Ce qui se met en place ici, en tout cas, est une tentative de ré-impulsion du capitalisme, une sorte de dernière relance sur la base de l'Union Européenne, en précipitant la tendance déjà présente jusque-là de libéralisation.

Dès l'annonce de François Bayrou, le CAC 40 a d'ailleurs gagné quelques points, alors que les taux obligataires français perdaient 4 %, montrant que les prêteurs appréciaient cette baisse du risque de l'instabilité politique en France.

L'alliance d'une partie du grand capital avec la bourgeoisie libérale semble porter ses fruits politiquement. C'est la raison pour laquelle aussi Emmanuel Macron, lors de son passage à Londres il y a deux jours, a été même reçu par la première ministre britannique, Theresa May.

Il est déjà une figure reconnue, sans jamais avoir été élu, ce qui en dit long sur quel type de reconnaissance il a : on est ici dans la mise en place, par en haut, d'un personnel politique conforme aux intérêts du grand capital.

Son voyage à Londres est tout à fait symbolique, car Emmanuel Macron est, s'il fallait le définir, avant tout le candidat de l'idéologie des 300 000 Français vivant à Londres, pétris de capitalisme ultra et de cosmopolitisme financier.

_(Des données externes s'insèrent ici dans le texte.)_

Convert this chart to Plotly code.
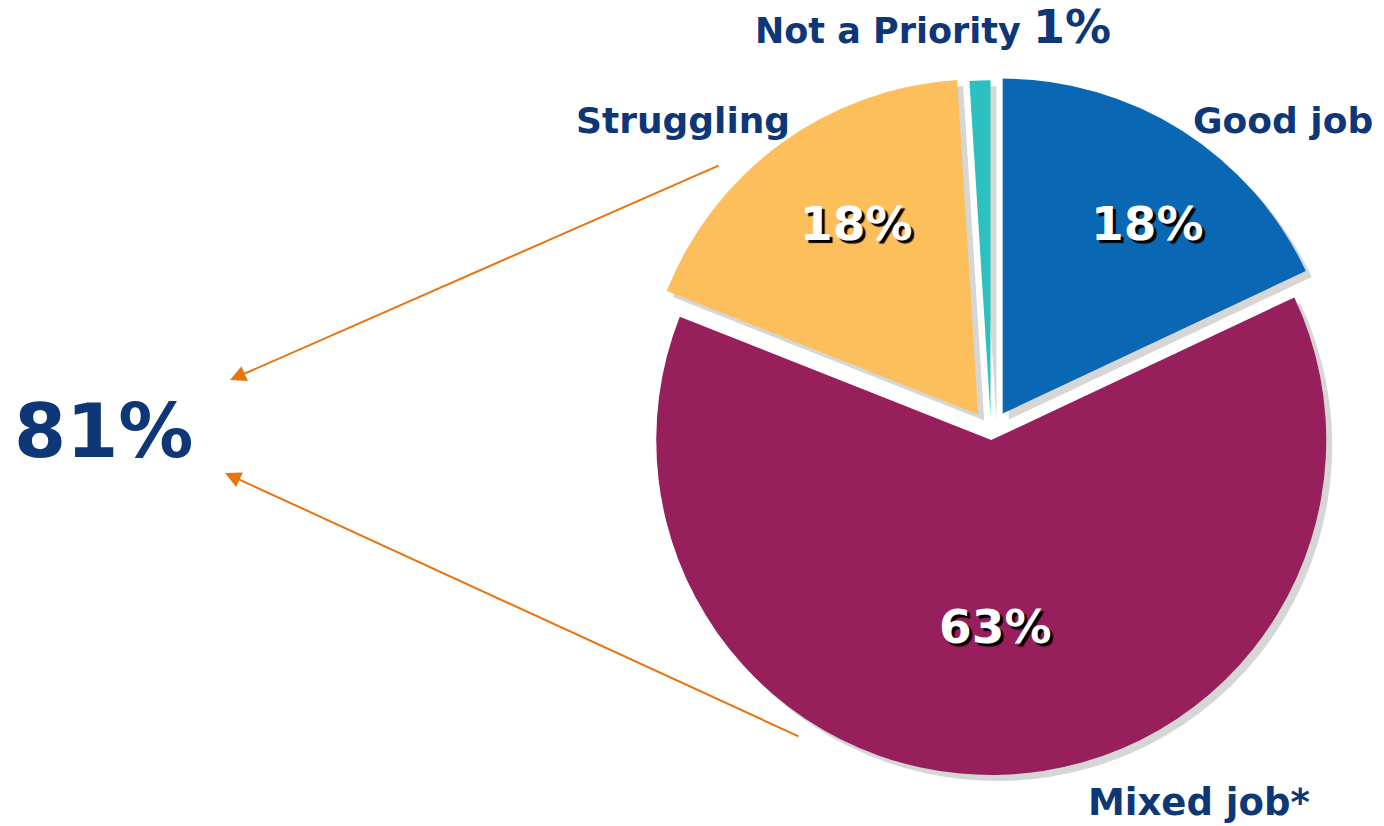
import plotly.graph_objects as go

labels = ["Good job", "Mixed job*", "Struggling", "Not a Priority"]
values = [18, 63, 18, 1]
colors = ["#0967B3", "#961F5C", "#FDBF5B", "#2DC0C0"]
combined = values[1] + values[2]

W, H = 1384, 826
NAVY = "#0E3778"
ORANGE = "#E8740F"
FONT = "DejaVu Sans"

pulls = [0.065, 0.024, 0.065, 0.05]
R = 335
CX, CY = 991, 432
half = R * (1 + max(pulls))
dom_x = [(CX - half) / W, (CX + half) / W]
dom_y = [(H - CY - half) / H, (H - CY + half) / H]
sh = 6
dom_x_s = [(CX - half + sh) / W, (CX + half + sh) / W]
dom_y_s = [(H - CY - half - sh) / H, (H - CY + half - sh) / H]

fig = go.Figure()
fig.add_trace(go.Pie(
    labels=labels, values=values, sort=False, direction="clockwise", rotation=0,
    pull=pulls, marker=dict(colors=["rgba(0,0,0,0.16)"] * 4),
    textinfo="none", hoverinfo="skip", showlegend=False,
    domain=dict(x=dom_x_s, y=dom_y_s),
))
fig.add_trace(go.Pie(
    labels=labels, values=values, sort=False, direction="clockwise", rotation=0,
    pull=pulls, marker=dict(colors=colors),
    textinfo="none", showlegend=False,
    domain=dict(x=dom_x, y=dom_y),
))

def ann(text, x, y, size, color=NAVY, **kw):
    return dict(text=text, x=x / W, y=1 - y / H, xref="paper", yref="paper",
                showarrow=False, xanchor="center", yanchor="middle",
                font=dict(family=FONT, size=size, color=color, weight="bold", **kw))

# percentage labels inside the slices (pixel positions of label centres)
inside_pos = [(1147, 224), (995, 626), (857, 224)]
annotations = []
for v, (px, py) in zip(values[:3], inside_pos):
    annotations.append(ann(f"{v}%", px, py, 47, color="white",
                           shadow="3px 3px 1px #000"))

annotations += [
    ann(labels[0], 1283, 121, 36),
    ann(labels[2], 683, 121, 36),
    ann(f"{labels[3]} <span style='font-size:46px'>{values[3]}%</span>", 933, 27, 35),
    ann(labels[1], 1199, 802, 37),
    ann(f"{combined}%", 104, 431, 75),
]
for hx, hy, tx, ty in [(230, 380, 720, 165), (225, 473, 800, 737)]:
    annotations.append(dict(
        text="", x=hx / W, y=1 - hy / H, xref="paper", yref="paper",
        showarrow=True, ax=tx - hx, ay=ty - hy, axref="pixel", ayref="pixel",
        arrowhead=2, arrowsize=1.6, arrowwidth=2, arrowcolor=ORANGE,
    ))

fig.update_layout(
    width=W, height=H, margin=dict(l=0, r=0, t=0, b=0),
    paper_bgcolor="white", plot_bgcolor="white",
    annotations=annotations,
)
fig.write_html("out.html")
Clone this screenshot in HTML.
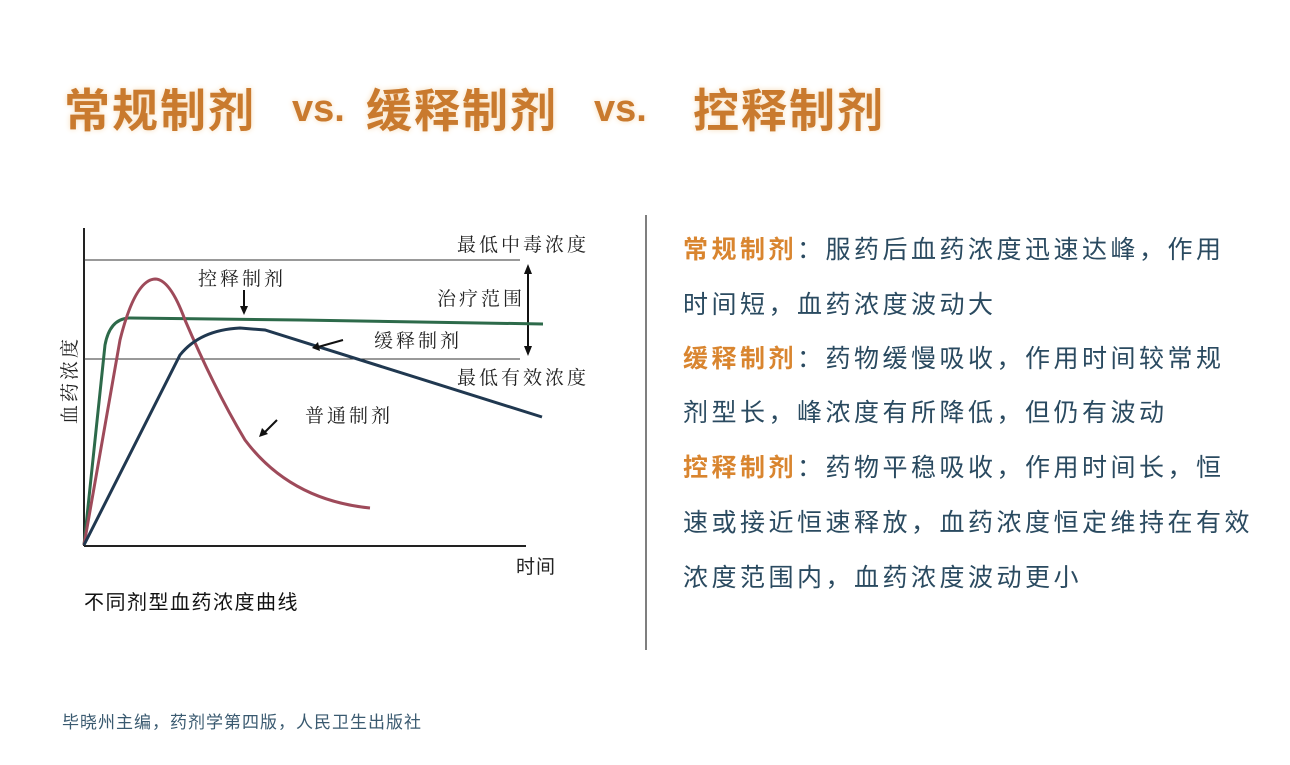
<!DOCTYPE html>
<html><head><meta charset="utf-8"><style>
html,body{margin:0;padding:0;background:#fff;}
body{width:1290px;height:765px;position:relative;overflow:hidden;font-family:"Liberation Sans","Noto Sans CJK SC",sans-serif;}
.t{position:absolute;white-space:nowrap;}
.title{color:#c97a2e;font-weight:bold;font-size:46px;top:75px;text-shadow:0 0 6px #f6dcb8;}
.vs{font-size:38px;top:88px;font-weight:bold;}
.r{left:683px;font-size:25px;letter-spacing:3.5px;color:#2a4a60;}
.o{color:#d9852f;font-weight:bold;}
</style></head><body>
<div class="t title" style="left:64px;letter-spacing:2px">常规制剂</div>
<div class="t title vs" style="left:292px">vs.</div>
<div class="t title" style="left:366px;letter-spacing:2px">缓释制剂</div>
<div class="t title vs" style="left:594px">vs.</div>
<div class="t title" style="left:693px;letter-spacing:2px">控释制剂</div>

<svg style="position:absolute;left:0;top:0" width="1290" height="765">
<line x1="646" y1="215" x2="646" y2="650" stroke="#555" stroke-width="1.5"/>
<line x1="84" y1="228" x2="84" y2="546" stroke="#222" stroke-width="2"/>
<line x1="84" y1="546" x2="526" y2="546" stroke="#222" stroke-width="2"/>
<line x1="84" y1="260" x2="520" y2="260" stroke="#333" stroke-width="1"/>
<line x1="84" y1="359" x2="520" y2="359" stroke="#333" stroke-width="1"/>
<line x1="528" y1="267" x2="528" y2="353" stroke="#111" stroke-width="2"/>
<path d="M524,274 L528,264 L532,274Z M524,346 L528,356 L532,346Z" fill="#111"/>
<path d="M84,545 L105,345 Q110,318 130,318 L300,320 L543,324" fill="none" stroke="#2d6a4a" stroke-width="3"/>
<path d="M84,545 L120,340 Q135,280 155,279 Q170,279 185,320 Q215,390 245,440 Q290,500 370,508" fill="none" stroke="#9e4a5a" stroke-width="3"/>
<path d="M84,545 L180,355 Q200,330 240,328 L265,330 L542,417" fill="none" stroke="#203850" stroke-width="3"/>
<line x1="244" y1="290" x2="244" y2="310" stroke="#111" stroke-width="2"/>
<path d="M240,306 L244,315 L248,306Z" fill="#111"/>
<line x1="343" y1="340" x2="318" y2="347" stroke="#111" stroke-width="2"/>
<path d="M318,342 L312,348 L320,351Z" fill="#111"/>
<line x1="277" y1="420" x2="265" y2="432" stroke="#111" stroke-width="2"/>
<path d="M262,428 L259,437 L268,434Z" fill="#111"/>
<g font-family="Liberation Serif,Noto Serif CJK SC,serif" font-size="19" fill="#222" letter-spacing="3">
<text x="457" y="251">最低中毒浓度</text>
<text x="437" y="305">治疗范围</text>
<text x="198" y="285">控释制剂</text>
<text x="374" y="347">缓释制剂</text>
<text x="457" y="384">最低有效浓度</text>
<text x="305" y="422">普通制剂</text>
<text x="516" y="573" font-family="Liberation Sans,Noto Sans CJK SC,sans-serif" letter-spacing="1">时间</text>
<text transform="translate(76,424) rotate(-90)">血药浓度</text>
</g>
<text x="84" y="609" font-size="20" fill="#111" letter-spacing="1.5" font-family="Liberation Sans,Noto Sans CJK SC,sans-serif">不同剂型血药浓度曲线</text>
<text x="62" y="728" font-size="17" fill="#3a5a70" letter-spacing="1" font-family="Liberation Sans,Noto Sans CJK SC,sans-serif">毕晓州主编，药剂学第四版，人民卫生出版社</text>
</svg>

<div class="t r" style="top:230px"><span class="o">常规制剂</span>：服药后血药浓度迅速达峰，作用</div>
<div class="t r" style="top:285px">时间短，血药浓度波动大</div>
<div class="t r" style="top:339px"><span class="o">缓释制剂</span>：药物缓慢吸收，作用时间较常规</div>
<div class="t r" style="top:393px">剂型长，峰浓度有所降低，但仍有波动</div>
<div class="t r" style="top:448px"><span class="o">控释制剂</span>：药物平稳吸收，作用时间长，恒</div>
<div class="t r" style="top:503px">速或接近恒速释放，血药浓度恒定维持在有效</div>
<div class="t r" style="top:558px">浓度范围内，血药浓度波动更小</div>
</body></html>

Emmanuel Macron reste le candidat des puissances de l'argent, tout au moins d'une partie d'entre elles. François Bayrou a capitulé dans sa critique romantique, propre à la bourgeoisie libérale, du capitalisme des monopoles. Il montre que la crise mûrit, que les couches libérales saisissent que tout commence à être décidé sans elles et elles tentent donc de participer à ces décisions, de trouver un accord.

Cela correspond à l'enclenchement de tout un processus de contradictions de classe, celles-ci s'aiguisant, posant toujours plus l'alternative : réaction ou front populaire, fascisme ou démocratie populaire.